Bersani told party members late on Friday he would step down once a new president for the country had finally been elected, after his own candidate suffered a humiliating defeat.
The political impasse caused by February’s inconclusive general election has stoked concern about stability in the recession-hit country, the eurozone’s third largest economy.
Bersani’s promise to step down came after the man he backed, former premier Romano Prodi, fell well short of getting enough support in voting Friday. As voting takes place in secret, deputies are not obliged to toe a party line.
Until the vote Prodi, a former European Commission chief, had been considered the front-runner for the job, but the right refused point-blank to support a politician who has twice inflicted election defeats on right-wing leader Silvio Berlusconi.
And 101 leftist voters also opposed him, leaving him with just 395 votes — well short of the 504 needed to win.
The vote will now go to a fifth round at 0800 GMT Saturday. But Bersani said his Democratic Party (PD) would abstain from this round of the vote and resume talks with other parties.
In comments to the ANSA news agency, he acknowledged that his party alone could not get a candidate voted in.
Berlsuconi, welcoming the news that Bersani was stepping down, said his party would also abstain from Saturday morning’s vote if the left and the right could not agree on a candidate.
The political in-fighting has dimmed hopes that the political deadlock will be broken any time soon.
Bersani had pinned his hopes on two-time premier Prodi, 73, a sharp about-turn after an earlier bid to work with the right.
On Thursday, a candidate backed by both Bersani and Berlusconi — former Senator Franco Marini — failed to win enough votes to get elected.
When Bersani switched to Prodi, hundreds of right-wing protesters made their feelings known, holding up placards outside the lower house of parliament, chanting “Prodi will not be my president!”
Experts had warned that the mutiny from the left over the vote risked splitting the party apart — and that Prodi’s candidacy was now effectively over. With Prodi defeated, it is not clear who the front-runner is.
The anti-establishment Five Star Movement, which had also rejected Prodi, said it would continue to support its candidate Stefano Rodota, a human rights advocate and respected academic.
In Friday’s vote, Rodota got the support of 213 deputies, which means he won the backing of some of the left-wing deputies who broke ranks to reject Prodi.
Another name that has been mooted is that of Interior Minister Anna Maria Cancellieri.
Even before Prodi’s defeat, Bersani had been facing growing calls for his resignation after he let a large lead over the centre-right in the run-up to February’s general election fritter away.

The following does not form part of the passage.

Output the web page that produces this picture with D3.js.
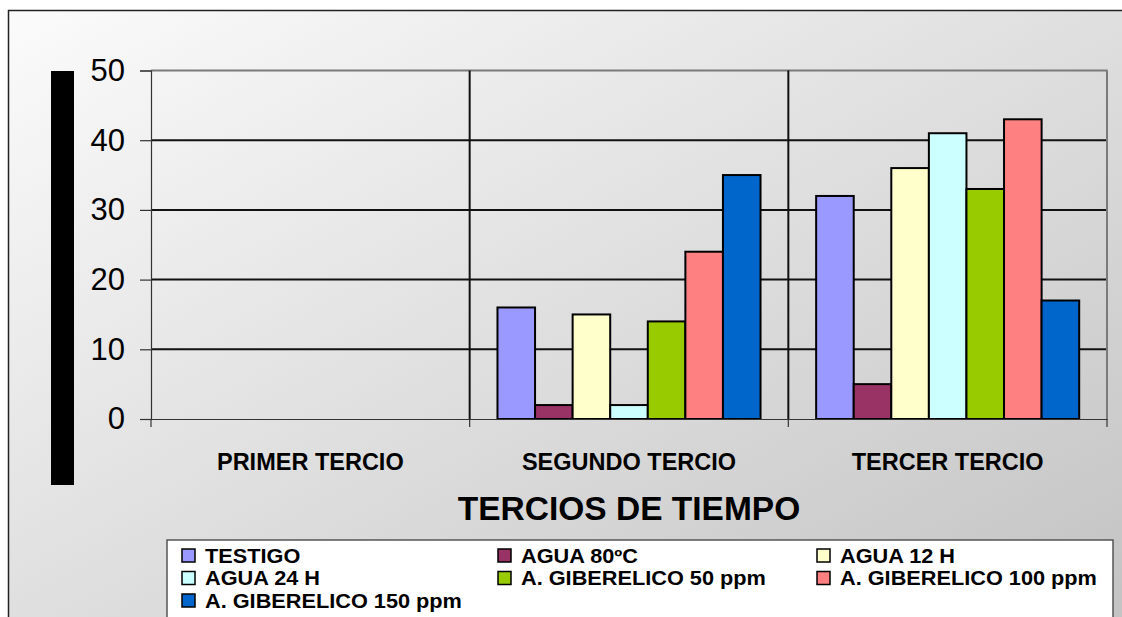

Matteo Renzi, the mayor of Florence and a rising star in the PD, challenged Bersani for the leadership in December and lost.
But many within the party now wonder whether he might have fared better in the elections.
Bersani failed to get enough votes for an overall parliamentary majority. Berlusconi came a close second and the Five Star Movement led by mercurial comedian Beppe Grillo was not far behind.
The three have failed to agree on much over the past two months despite increasingly desperate pleas from big business, trade unions and ordinary Italians.
Observers had been hoping that a cross-party agreement on a new president could yield a broader deal on a new government. But even that has so far proved beyond their reach.
The new president will have more powers than outgoing President Giorgio Napolitano. In the final months of his mandate he was constitutionally prevented from dissolving parliament and calling fresh elections.